The flashbacks principally tell the tale of Miles’ romance with dancer Frances Taylor (Emayatzy Corinealdi). As much as Cheadle is really interested in telling a tale, for Miles Ahead is actually at times reminiscent of the impressionistic dreamily floating in and out of scenes through time approach of The Price of Desire. And that biopic of Eileen Gray was so critically savaged at JDIFF 2015 that its British release was pushed back to late May 2016… There is no stricture that a biopic about a musician involving much flashback ought to hew to the template established by James Mangold for Walk the Line. But without such formal rigour there is the danger of not much detail about anything adding up to very little, almost as if Cheadle is presenting two films: a cool jazz romance and a Gonzo blaxploitation flick.

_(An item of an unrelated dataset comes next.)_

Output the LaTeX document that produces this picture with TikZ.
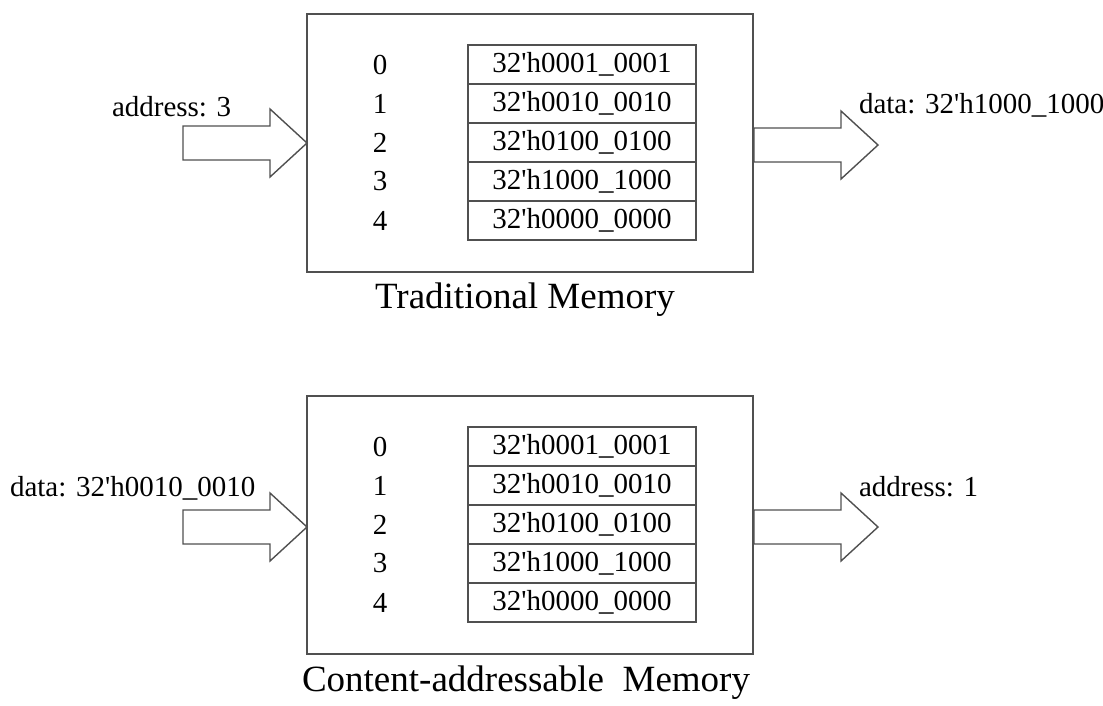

Cheadle (complete with rasping whisper) is an engaging central presence, and under his direction Roberto Schaefer’s cinematography and Hannah Beachler’s production design impressively transform Cincinnati into rundown 1980 NYC. But the WGA credits Cheadle and Steven Baigelman (Get On Up) with the final script, based on a (presumably straighter) story from biopic specialists Stephen J. Rivele & Christopher Wilkins (Nixon, Ali, Pawn Sacrifice). So we get a hazy Finding Forrester intercut with fascinating scenes of Miles orchestrating sessions and, in some unusual historical accuracy, Miles’ proclivity for white women in a Jim Crow time landing him in trouble when a beat cop takes violent exception to his hailing a taxi for a white woman. Such gems amidst confusion make you wish Cheadle had hired Michael Genet and Rick Famuyiwa, who scribed his storming 2007 Petey Green biopic Talk to Me

Miles Ahead is not an entirely satisfying film, especially as you eventually feel Miles was just innovating his way down a cul-de-sac, but there’s enough shambolic charm, good performances, and great jazz to attend.